Centre of Mass 3 Question 10
13. A particle of mass $m$ moving in the $x$-direction with speed $2 v$ is hit by another particle of mass $2 m$ moving in the $y$-direction with speed $v$. If the collision is perfectly inelastic, the percentage loss in the energy during the collision is close to
(2015 Main)
(a) $50 %$
(b) $56 %$
(c) $62 %$
(d) $44 %$
Show Answer
Answer:
Correct Answer: 13. (b)
Solution:
- In all type of collisions, momentum of the system always remains constant. In perfectly inelastic collision, particles stick together and move with a common velocity.
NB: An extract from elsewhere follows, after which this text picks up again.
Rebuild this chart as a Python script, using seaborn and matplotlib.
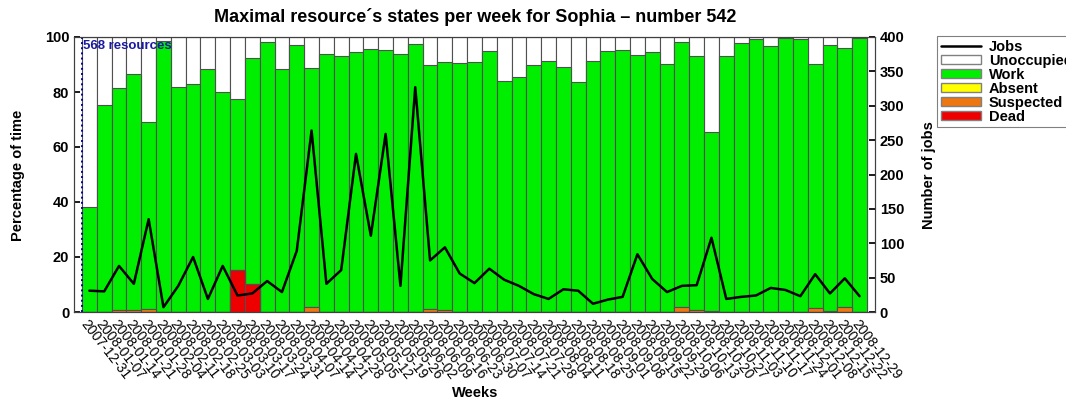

Let this velocity is $\mathbf{v} _c$. Then,
initial momentum of system $=$ final momentum of system
or $\quad m(2 v) \hat{\mathbf{i}}+2 m(v) \hat{\mathbf{j}}=(m+2 m) \mathbf{v} _c$
$\therefore \quad \mathbf{v} _c=\frac{2}{3}(v \hat{\mathbf{i}}+v \hat{\mathbf{j}})$
$\left|\mathbf{v} _c\right|$ or $v _c$ or speed $=\sqrt{\frac{2}{3} v^{2}+\frac{2}{3} v^{2}}=\frac{2 \sqrt{2}}{3} v$
Initial kinetic energy
$$ K _i=\frac{1}{2}(m)(2 v)^{2}+\frac{1}{2}(2 m)(v)^{2}=3 m v^{2} $$
Final kinetic energy
$$ K _f=\frac{1}{2}(3 m) \frac{2 \sqrt{2}}{3} v^{2}=\frac{4}{3} m v^{2} $$
Fractional loss $=\frac{K _i-K _f}{K _i} \times 100$
$$ =\frac{\left(3 m v^{2}\right)-\frac{4}{3} m v^{2}}{\left(3 m v^{2}\right)} \times 100=56 % $$